Mother Nature never fails to astound with its beauty. This amazing ball of swirls is what the clematis seed looks like on General Sikorski clematis after blooming several weeks earlier.
Blooming in late spring, the purple flowers are about 6-8″ across with a simple singular petal arrangement. It produces masses of flowers for weeks.
An easy to grow clematis, General Sikorski is a great climber that makes its presence known, but doesn’t go overboard in its growth habit. I train new shoots to grow onto a nearby fence and it readily obeys to grow wherever its placed, to a maximum of about 10′ length. Cut spent flowers to encourage possible secondary blooms in late summer.
In the spring, the dead branches should be pruned down to the first set of strong growth on the vine. It may appear dead, but you will see green under the brown outer covering of the vine indicating it’s preparing to set leaves and buds.
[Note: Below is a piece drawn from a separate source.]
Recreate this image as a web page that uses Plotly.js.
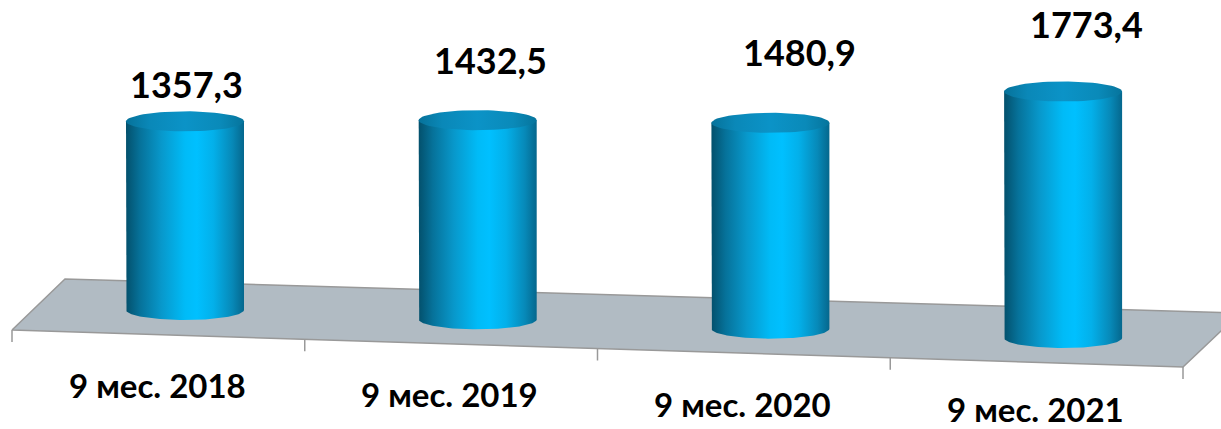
<!DOCTYPE html>
<html>
<head>
<meta charset="utf-8">
<script src="https://cdn.plot.ly/plotly-3.0.1.min.js"></script>
<style>html,body{margin:0;padding:0;background:#fff;}#chart{width:1221px;height:429px;}</style>
</head>
<body>
<div id="chart"></div>
<script>
// ---- data ----
const categories = ['9 мес. 2018', '9 мес. 2019', '9 мес. 2020', '9 мес. 2021'];
const values = [1357.3, 1432.5, 1480.9, 1773.4];

// ---- geometry of the pseudo-3D view (layout only) ----
const W = 1221, H = 429;
const PXU = 292.7;      // px per category step
const CX0 = 185;        // px centre of first category
const BASE0 = 310;      // px y of first cylinder base centre
const BASESTEP = 9.33;  // perspective drop of base per category (px)
const K = 0.139;        // px per value unit
const toX = px => (px - CX0) / PXU;
const toY = py => (BASE0 - py) / K;
const baseY = i => toY(BASE0 + BASESTEP * i);
const RX = 59 / PXU, RY = 10 / K;
const N = 72;

const traces = [];

// floor plane
const fpx = [12, 65, 1240, 1183, 12], fpy = [330, 279, 313, 367, 330];
traces.push({
  type: 'scatter', mode: 'lines', x: fpx.map(toX), y: fpy.map(toY),
  fill: 'toself', fillcolor: '#b1bbc3', line: {color: '#999999', width: 1.5}, hoverinfo: 'skip'
});
// tick marks on front edge
const tx = [], ty = [];
for (let k = 0; k <= categories.length; k++) {
  const px = 12 + 292.75 * k, py = 330 + 9.25 * k;
  tx.push(toX(px), toX(px), null); ty.push(toY(py), toY(py + 12), null);
}
traces.push({type: 'scatter', mode: 'lines', x: tx, y: ty, line: {color: '#999999', width: 1.5}, hoverinfo: 'skip'});

const bodyScale = [[0, '#03506c'], [0.12, '#06729a'], [0.3, '#0898cb'], [0.5, '#00bbf7'], [0.6, '#00c0ff'],
                   [0.74, '#03b0ea'], [0.9, '#0789b8'], [1, '#05678d']];
const topScale = [[0, '#06729a'], [0.2, '#0a88b8'], [0.5, '#0b93c7'], [0.8, '#0a8ab9'], [1, '#06749c']];

const annotations = [];
const valShift = [[1, 37], [13, 60], [29, 71], [23, 67]]; // value label placement (px)
const catDrop = [75, 75, 75, 71];                          // category label placement (px)
const labelFont = {family: 'Lato', size: 36, color: '#000000', weight: 'bold'};

values.forEach((v, i) => {
  const cx = i, b = baseY(i), t = b + v;
  // body: left side, bottom half ellipse, right side
  const bx = [cx - RX], by = [t];
  for (let j = 0; j <= N; j++) {
    const th = Math.PI + Math.PI * j / N;
    bx.push(cx + RX * Math.cos(th)); by.push(b + RY * Math.sin(th));
  }
  bx.push(cx + RX, cx - RX); by.push(t, t);
  traces.push({
    type: 'scatter', mode: 'lines', x: bx, y: by, fill: 'toself',
    fillgradient: {type: 'horizontal', colorscale: bodyScale},
    line: {width: 0, color: 'rgba(0,0,0,0)'}, hoverinfo: 'skip'
  });
  // top ellipse
  const ex = [], ey = [];
  for (let j = 0; j <= N; j++) {
    const th = 2 * Math.PI * j / N;
    ex.push(cx + RX * Math.cos(th)); ey.push(t + RY * Math.sin(th));
  }
  traces.push({
    type: 'scatter', mode: 'lines', x: ex, y: ey, fill: 'toself',
    fillgradient: {type: 'horizontal', colorscale: topScale},
    line: {width: 0, color: 'rgba(0,0,0,0)'}, hoverinfo: 'skip'
  });
  // value label
  annotations.push({
    x: cx + valShift[i][0] / PXU, y: t + valShift[i][1] / K, xref: 'x', yref: 'y',
    text: v.toFixed(1).replace('.', ','), showarrow: false, xanchor: 'center', yanchor: 'middle',
    font: labelFont
  });
  // category label
  annotations.push({
    x: cx - 28 / PXU, y: b - catDrop[i] / K, xref: 'x', yref: 'y',
    text: categories[i], showarrow: false, xanchor: 'center', yanchor: 'middle',
    font: Object.assign({}, labelFont, {size: 33})
  });
});

const layout = {
  width: W, height: H, margin: {l: 0, r: 0, t: 0, b: 0},
  paper_bgcolor: '#ffffff', plot_bgcolor: '#ffffff', showlegend: false, hovermode: false,
  xaxis: {range: [toX(0), toX(W)], visible: false, fixedrange: true},
  yaxis: {range: [toY(H), toY(0)], visible: false, fixedrange: true},
  annotations: annotations
};
Plotly.newPlot('chart', traces, layout, {staticPlot: true, displayModeBar: false});
</script>
</body>
</html>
Flowers in the spring are produced from last years’ branches, so don’t cut completely down. New shoots will grow from the base as the plant matures. The branches do sometimes die and need to be trimmed out or cut down completely to encourage fresh growth. This variety produces masses of flowers which can be quite weighty, so be sure it has sufficient support.
My clematis grows happily in full sun on a trellis placed a few inches from the house, and tolerates the hot dry summer quite well. It doesn’t like to be crowded at the base by other plants – let the air circulate around it and it’s roots be undisturbed and it stays happy.